Zuerst sollten Fragen auf Basis des Lebenslaufs gestellt werden. Hier kann man das Gegenüber beispielsweise auf mögliche Lücken ansprechen. Ausserdem kann man mehr über die Erfahrung des Talents erfahren. Gut sind hier zum Beispiel Fragen wie “Warum haben Sie sich für diesen Weg entschieden?” oder “Was haben Sie damals gelernt und wie hilft Ihnen das bei der neuen Herausforderung?”. Die letzte Frage zeigt bereits: Stellt immer einen Bezug zur Position her.

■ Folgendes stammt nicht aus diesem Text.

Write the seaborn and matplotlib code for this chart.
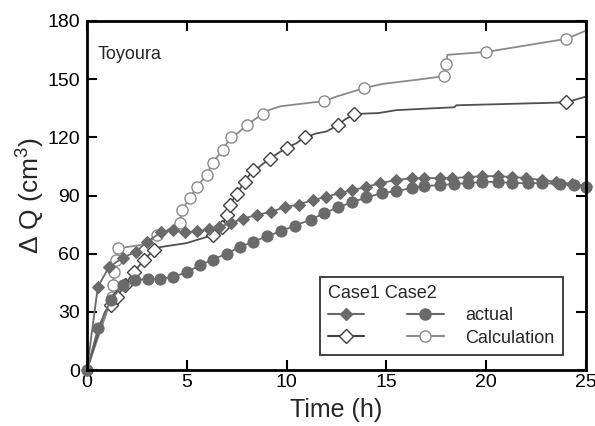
import matplotlib
matplotlib.use("Agg")
import matplotlib.pyplot as plt
import seaborn as sns
from matplotlib.lines import Line2D

# Case1 - actual (filled diamonds)
c1_act_t = [0, 0.55, 1.1, 1.8, 2.45, 3.0, 3.7, 4.3, 4.9, 5.5, 6.1, 6.6, 7.2, 7.8, 8.5, 9.2,
            9.9, 10.6, 11.3, 12.0, 12.7, 13.3, 14.0, 14.7, 15.5, 16.3, 16.9, 17.7, 18.3,
            19.1, 19.8, 20.6, 21.3, 22.0, 22.8, 23.5, 24.3, 25.0]
c1_act_q = [0, 43, 53, 58, 61, 66, 71, 72, 71, 71.5, 72.5, 73.7, 75.8, 78, 80, 81.5,
            84, 85.3, 87.7, 89.3, 91.4, 92.8, 94.4, 96.4, 98, 99, 99, 99, 99,
            99.5, 100, 100, 99.5, 99, 98, 97, 96, 95]

# Case2 - actual (filled circles)
c2_act_t = [0, 0.55, 1.2, 1.8, 2.4, 3.05, 3.65, 4.3, 5.0, 5.65, 6.3, 7.0, 7.65, 8.3, 9.0,
            9.7, 10.4, 11.2, 11.9, 12.6, 13.3, 14.0, 14.8, 15.5, 16.3, 16.9, 17.7, 18.4,
            19.1, 19.8, 20.6, 21.3, 22.1, 22.8, 23.7, 24.4, 25.0]
c2_act_q = [0, 21.5, 36, 44, 46.4, 47, 47, 48, 50.5, 54, 57, 60, 63.5, 66, 69,
            71.5, 74.5, 77.5, 81, 84, 86.6, 89, 91.3, 92.3, 93.9, 94.9, 95.4, 95.9,
            96.4, 97, 97, 96.4, 96.4, 96.4, 96, 95.4, 94.5]

# Case1 - calculation (line path and open diamond markers)
c1_calc_t = [0, 0.9, 1.2, 1.5, 1.9, 2.35, 2.85, 3.35, 3.65, 5.0, 6.3, 6.75, 7.0, 7.15, 7.5,
             7.9, 8.3, 8.6, 9.15, 9.6, 10.0, 10.5, 10.9, 11.5, 12.0, 12.6, 12.9, 13.4,
             14.6, 15.5, 18.4, 18.5, 24.0, 25.0]
c1_calc_q = [0, 30, 33.5, 37.6, 44, 50.5, 56.7, 62, 63.4, 65.5, 69.6, 73.7, 80, 85, 91,
             97, 103, 104.5, 109, 112, 114.5, 117, 120, 122, 123, 126.4, 129, 132,
             132.5, 134, 135.5, 136.5, 138, 141]
c1_mark_t = [1.2, 1.5, 1.9, 2.35, 2.85, 3.35, 6.3, 6.75, 7.0, 7.15, 7.5, 7.9, 8.3,
             9.15, 10.0, 10.9, 12.6, 13.4, 24.0]
c1_mark_q = [33.5, 37.6, 44, 50.5, 56.7, 62, 69.6, 73.7, 80, 85, 91, 97, 103,
             109, 114.5, 120, 126.4, 132, 138]

# Case2 - calculation (line path and open circle markers)
c2_calc_t = [0, 1.1, 1.27, 1.32, 1.35, 1.44, 1.57, 3.0, 3.5, 4.0, 4.65, 4.75, 5.15, 5.5,
             6.0, 6.3, 6.8, 7.2, 7.6, 8.0, 8.8, 9.1, 9.7, 11.9, 12.5, 13.9, 14.8, 16.4,
             17.9, 18.0, 18.05, 20.0, 24.0, 25.0]
c2_calc_q = [0, 33, 37.8, 43.8, 50.7, 56.7, 62.8, 65, 69.6, 72, 75.8, 82.5, 88.5, 94.4,
             100.6, 107, 113.5, 120, 122.5, 126.4, 132, 134, 136, 138.7, 141, 145.4,
             147.5, 149.5, 151.5, 157.8, 162.5, 164, 170.7, 175]
c2_mark_t = [1.27, 1.32, 1.35, 1.44, 1.57, 3.5, 4.65, 4.75, 5.15, 5.5, 6.0, 6.3, 6.8,
             7.2, 8.0, 8.8, 11.9, 13.9, 17.9, 18.0, 20.0, 24.0]
c2_mark_q = [37.8, 43.8, 50.7, 56.7, 62.8, 69.6, 75.8, 82.5, 88.5, 94.4, 100.6, 107,
             113.5, 120, 126.4, 132, 138.7, 145.4, 151.5, 157.8, 164, 170.7]

sns.set_style("ticks")
plt.rcParams['font.family'] = ['Liberation Sans', 'DejaVu Sans']
plt.rcParams['mathtext.fontset'] = 'custom'
plt.rcParams['mathtext.rm'] = 'Liberation Sans'
plt.rcParams['mathtext.it'] = 'Liberation Sans'

fig = plt.figure(figsize=(5.95, 4.26), dpi=100)
ax = fig.add_axes([0.146, 0.131, 0.839, 0.820])

dark = "#6a6a6a"
c1_line = "#505050"
c2_line = "#8a8a8a"
ms = 8

# calculation lines
sns.lineplot(x=c2_calc_t, y=c2_calc_q, sort=False, estimator=None, color=c2_line,
             linewidth=1.3, ax=ax)
sns.lineplot(x=c2_mark_t, y=c2_mark_q, sort=False, estimator=None, linestyle="",
             marker="o", markersize=ms, markerfacecolor="white",
             markeredgecolor=c2_line, markeredgewidth=1.0, ax=ax)
sns.lineplot(x=c1_calc_t, y=c1_calc_q, sort=False, estimator=None, color=c1_line,
             linewidth=1.3, ax=ax)
sns.lineplot(x=c1_mark_t, y=c1_mark_q, sort=False, estimator=None, linestyle="",
             marker="D", markersize=ms - 1, markerfacecolor="white",
             markeredgecolor="#404040", markeredgewidth=1.0, ax=ax)

# actual lines
sns.lineplot(x=c2_act_t, y=c2_act_q, sort=False, estimator=None, color=dark,
             linewidth=1.3, marker="o", markersize=ms, markeredgecolor=dark,
             markerfacecolor=dark, clip_on=False, ax=ax)
sns.lineplot(x=c1_act_t, y=c1_act_q, sort=False, estimator=None, color=dark,
             linewidth=1.3, marker="D", markersize=ms - 1.5, markeredgecolor=dark,
             markerfacecolor=dark, clip_on=False, ax=ax)

ax.set_xlim(0, 25)
ax.set_ylim(0, 180)
ax.set_xticks([0, 5, 10, 15, 20, 25])
ax.set_yticks([0, 30, 60, 90, 120, 150, 180])
ax.tick_params(direction="in", length=7, width=1.5, top=True, right=True,
               labelsize=14, pad=5, colors="black")
ax.tick_params(axis="x", pad=3)
for sp in ax.spines.values():
    sp.set_linewidth(2)
    sp.set_color("black")

ax.set_xlabel("Time (h)", fontsize=18, labelpad=5)
ax.set_ylabel(r"$\Delta$ Q (cm$^3$)", fontsize=19, labelpad=0)

ax.text(0.022, 0.905, "Toyoura", transform=ax.transAxes, fontsize=13,
        va="center", ha="left")

handles = [
    Line2D([], [], color=dark, marker="D", markersize=ms - 2, markerfacecolor=dark),
    Line2D([], [], color="#404040", marker="D", markersize=ms - 1,
           markerfacecolor="white"),
    Line2D([], [], color=dark, marker="o", markersize=ms, markerfacecolor=dark),
    Line2D([], [], color=c2_line, marker="o", markersize=ms, markerfacecolor="white"),
]
labels = ["", "", "actual", "Calculation"]
leg = ax.legend(handles, labels, ncol=2, title="Case1 Case2", fontsize=13,
                title_fontsize=13, loc="lower right", bbox_to_anchor=(0.971, 0.018),
                frameon=True, fancybox=False, edgecolor="black", handlelength=2,
                columnspacing=1.2, handletextpad=1.2, borderpad=0.45,
                labelspacing=0.3, alignment="left")
leg.get_frame().set_linewidth(1.3)

fig.savefig("out.png", dpi=100)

So könnt ihr besser einschätzen, ob der Bewerbende den Anforderungen gerecht werden wird.
Nach dem Teil über den Lebenslauf können fachliche Fragen oder aber eine kurze Case Study kommen. Einen Produktdesigner könnte man zum Beispiel um Vorschläge zur Verbesserung eines der Firmenprodukte bitten. An dieser Stelle kann man auch herausfinden, ob sich der Bewerbende vorher mit dem Unternehmen auseinandergesetzt hat.
Im Anschluss kann man der Motivation und den Soft Skills des Profils auf den Grund gehen. Fragen wie “Wo sehen Sie sich selbst in zehn Jahren?” sind natürlich ein Klassiker. Und das aus gutem Grund: Denn hier können Bewerbende zeigen, ob sie zielstrebig und ambitioniert sind.
Am Ende des Gesprächs, solltet ihr es eurem Gesprächspartner ermöglichen, Fragen zur Stelle und zum Unternehmen zu stellen.
Wie es nach dem Bewerbungsgespräch weitergeht, hängt vom Unternehmen ab. Es ist vollkommen legitim, wenn man bereits danach eine Entscheidung trifft. Ob man einen mehrstufigen Recruiting Prozess anwendet, hängt von der Stelle ab. Bei Führungspositionen ist dies ratsam. Weitere Stufen nach dem Interview können eine Case Study, ein Probearbeitstag oder ein Gespräch mit der Chefetage sein.
Hat man dann den geeigneten Bewerbenden gefunden, müssen eigentlich nur noch die Verträge unterschrieben werden. Anschliessend kann man das Onboarding vorbereiten.
Natürlich ist der Recruiting Prozess sehr stark vom Unternehmen abhängig. Dennoch kennt ihr nun einige Tipps und Tricks, die allgemeingültig sind und überall angewendet werden können. Damit findet ihr garantiert eure nächsten Lieblings-Kollegen.